The first known settlers in the Faroe Islands were Irish monks, who in the 6th century AD told of the “Islands of the Sheep and the Paradise of Birds”.
The name Føroyar (Faroe Islands) is derived from old Norse and means Sheep Islands, a name given by the Viking age settlers arriving from Norway in the 9th century. The medieval culture and organisation of the Faroe Islands was clearly Norse in origin and form, and they established their Althing (parliament), later named Løgting, at Tinganes in Tórshavn. Tórshavn still is the capital city of modern days Faroe Islands, and it claims to hold the oldest parliament in the world.
Viking age Norwegian kings long aspired to gain control over the Faroe Islands, but for many years the Faroese managed to fight them off. However, by the latter half of the 12th century the Faroe Islands eventually became firmly attached to the Kingdom of Norway.
The Faroe Islands joined Norway into the dual monarchy with Denmark in the late 14th century. When this union was succeeded by a Norwegian-Swedish union in 1814 the former Norwegian territory of the Faroe Islands remained under the sovereignty of the Kingdom of Denmark. Due to, among other factors, remoteness vis-à-vis both Norway and Denmark, the Faroes Islands always maintained a special jurisdiction along with their distinct language and culture, guarded by the ancient Løgting.

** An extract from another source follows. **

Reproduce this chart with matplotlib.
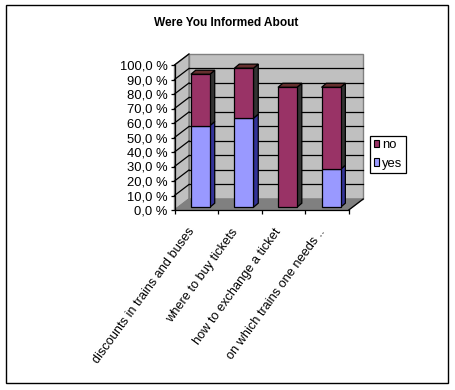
import matplotlib
matplotlib.use("Agg")
import matplotlib.pyplot as plt
from matplotlib.patches import Polygon, Rectangle

plt.rcParams['font.family'] = ['Liberation Sans', 'DejaVu Sans']

categories = ["discounts in trains and buses", "where to buy tickets", "how to exchange a ticket", "on which trains one needs .."]
yes_values = [56.3, 61.4, 0, 26.2]
no_values = [35.4, 34.5, 82.7, 56.5]
y_ticks = [0, 10, 20, 30, 40, 50, 60, 70, 80, 90, 100]
y_labels = ["0,0 %", "10,0 %", "20,0 %", "30,0 %", "40,0 %", "50,0 %", "60,0 %", "70,0 %", "80,0 %", "90,0 %", "100,0 %"]

# fake 3d depth, in data units
wall_dx, wall_dy = 0.333, 7.6
bar_dx, bar_dy = 0.11, 2.8
shift_x, shift_y = 0.095, 1.9
bar_width = 0.437

col_yes, col_no = "#9999FF", "#993366"
side_yes, side_no = "#333399", "#333333"
top_no = "#66302F"

W, H = 455, 390
fig = plt.figure(figsize=(W / 100, H / 100), dpi=100, facecolor="white")
ax = fig.add_axes([174.5 / W, 1 - 210 / H, 174.2 / W, 145 / H])
ax.set_xlim(0, 4)
ax.set_ylim(0, 100)
ax.patch.set_visible(False)


def poly(points, color, edge="black", lw=0.9, z=2):
    ax.add_patch(Polygon(points, closed=True, facecolor=color, edgecolor=edge, linewidth=lw, zorder=z, clip_on=False))


# walls and floor
n = len(categories)
poly([(0, 0), (0, 100), (wall_dx, 100 + wall_dy), (wall_dx, wall_dy)], "#C0C0C0", "#808080", 1.0, 1)
poly([(wall_dx, wall_dy), (wall_dx, 100 + wall_dy), (n + wall_dx, 100 + wall_dy), (n + wall_dx, wall_dy)], "#C0C0C0", "#808080", 1.0, 1)
poly([(0, 0), (wall_dx, wall_dy), (n + wall_dx, wall_dy), (n, 0)], "#808080", "#808080", 1.0, 1)

for t in y_ticks[1:-1]:
    ax.plot([wall_dx, n + wall_dx], [t + wall_dy, t + wall_dy], color="black", lw=0.9, zorder=1.5, clip_on=False)
for t in y_ticks[1:]:
    ax.plot([0, wall_dx], [t, t + wall_dy], color="black", lw=0.9, zorder=1.5, clip_on=False)
ax.plot([n, n + wall_dx], [0, wall_dy], color="black", lw=0.9, zorder=1.5, clip_on=False)

# bars
for i in range(n):
    x0 = i + 0.5 + shift_x - bar_width / 2
    x1 = x0 + bar_width
    y0 = shift_y
    y1 = y0 + yes_values[i]
    y2 = y1 + no_values[i]
    if yes_values[i] > 0:
        poly([(x1, y0), (x1 + bar_dx, y0 + bar_dy), (x1 + bar_dx, y1 + bar_dy), (x1, y1)], side_yes, z=3)
        ax.bar(x0, yes_values[i], bar_width, bottom=y0, align="edge", color=col_yes, edgecolor="black", linewidth=0.9, zorder=4, clip_on=False)
    poly([(x1, y1), (x1 + bar_dx, y1 + bar_dy), (x1 + bar_dx, y2 + bar_dy), (x1, y2)], side_no, z=3)
    poly([(x0, y2), (x1, y2), (x1 + bar_dx, y2 + bar_dy), (x0 + bar_dx, y2 + bar_dy)], top_no, z=3)
    ax.bar(x0, no_values[i], bar_width, bottom=y1, align="edge", color=col_no, edgecolor="black", linewidth=0.9, zorder=4, clip_on=False)

# axes
for s in ["top", "right"]:
    ax.spines[s].set_visible(False)
for s in ["left", "bottom"]:
    ax.spines[s].set_linewidth(0.9)
    ax.spines[s].set_zorder(5)
ax.set_yticks(y_ticks)
ax.set_yticklabels(y_labels, fontsize=9.4)
ax.set_xticks(range(n + 1))
ax.set_xticklabels([])
ax.tick_params(axis="x", which="major", length=3, width=0.9)
ax.tick_params(axis="y", length=3, width=0.9, pad=2)

# rotated category labels, offset in pixels from the slot centre
for i, name in enumerate(categories):
    ax.annotate(name, xy=(i + 0.5, 0), xycoords="data", xytext=(-9, -16), textcoords="offset pixels", fontsize=9.2,
                rotation=54, ha="right", va="top", rotation_mode="anchor", annotation_clip=False)

fig.text(226 / W, 1 - 23 / H, "Were You Informed About", fontsize=8.6, fontweight="bold", ha="center", va="center")

# legend, reversed like the stacking
handles = [Rectangle((0, 0), 1, 1, facecolor=col_no, edgecolor="black", linewidth=0.8),
           Rectangle((0, 0), 1, 1, facecolor=col_yes, edgecolor="black", linewidth=0.8)]
leg = fig.legend(handles, ["no", "yes"], loc="center", bbox_to_anchor=(388 / W, 1 - 154.5 / H), fontsize=9.4,
                 frameon=True, fancybox=False, edgecolor="black", framealpha=1, handlelength=0.42, handleheight=0.5,
                 handletextpad=0.2, labelspacing=0.5, borderpad=0.26, borderaxespad=0)
leg.get_frame().set_linewidth(0.9)

# outer frame of the picture
fig.add_artist(Rectangle((5.5 / W, 1 - 383 / H), 442 / W, 378 / H, transform=fig.transFigure, fill=False, edgecolor="black", linewidth=1.0))

fig.savefig("out.png", dpi=100)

The royal trade monopoly long stood in the way of development. When it was abolished in 1856 an export oriented commercial fishing industry rapidly developed in the Faroe Islands kickstarting the development of a modern market economy and population growth.
The special constitutional status, combined with a growing export oriented economy and a cultural national awakening by the late 19th century, fuelled a Faroese nation-building process and the establishment of political autonomy. Since adopting the Home Rule agreement of 1948 the Faroe Islands has had extensive self-government.
Today fisheries and aquaculture are the basis for the production and export of high quality Faroese fish products, which constitute 95 per cent of the total income of exported goods. Diversification of the economy and the development of a welfare society has led to a variety of working opportunities in the modern Faroese society.
With economic wealth the Faroese have developed a welfare society much along the lines of the typical Scandinavian welfare state model, e.g. with free education and healthcare for all.